Martin Tyler speaks to National World about the passing of legendary British football commentator John Motson, who died on Thursday morning at the age of 77.

John Motson spent 50 years at the BBC where he commentated on 10 World Cups, 10 European Championships and 29 FA Cup finals.

He spent decades at the pinnacle of sports commentary and had worked on Match of the Day since 1971, before retiring in 2018.

National World spoke to Sky Sports commentator Martin Tyler who recalled some of his favourite memories of Motson and paid tribute to the legend behind the microphone.

On his memories of John Motson:

“So many to be honest, because I shared a gantry. We were friends, as well as rivals. I was working for ITV and John was blazing a trail at the BBC when I started.

“We were never quite on the same side, but we were certainly on the same page as far as professionals were concerned. I admired his diligence, his preparation and even the way he presented his work was very high quality.

“Right at the start of my career in 1974, he sent me a telegram saying ‘good luck, talk little but say a lot’. I think that sums up John’s career really. He was economical with his words but when he spoke there was a precision about his work that you couldn’t help but admire. I think he set the standards for so many of us that followed.

“I think the industry that he put into his work to be able to broadcast the level that he did - the very top level - was in a way helped by the rivalry with Barry Davies. I’m not sure he saw it like that at the time but I think they lifted eachothers standards because there was such competition in the same organisation, let alone the same broadcasters outside the BBC.”

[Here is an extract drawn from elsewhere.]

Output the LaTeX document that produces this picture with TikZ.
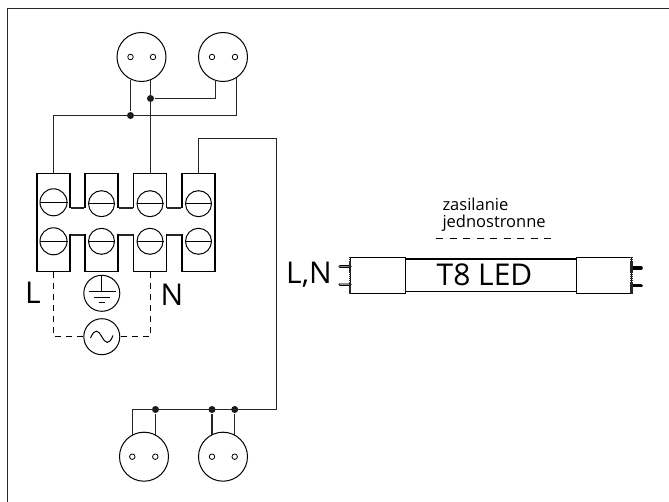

On his legacy and famous Brian Clough interview:

“He was a journalist. I’m not sure journalism applies so much these days but it certainly did then. You were a teleivison journalist.

“We were members of the NUJ [National Union of Journalists] and tried to follow the objectives of good journalism. That mean if you were in an interview situation, you were prepared to ask the harder questions. John was very good at that and wasn’t frightened of undermining his position as a commentator. When somebody needed help from managers.

“John would front up if he was sent to interview someone for Football Focus or another programme. He would go and do what a journalist should do. Brian Clough was always a challenge for all of us. Brian himself liked the cut and thrust of those interviews.

“His legacy will be commentary on countless goals of great importance, the main terrestrial channel for football, the World Cups, Champions League finals and things that he did.

“At the time when there wasn’t so much football on television, you could be the voice of the country and I think John was.”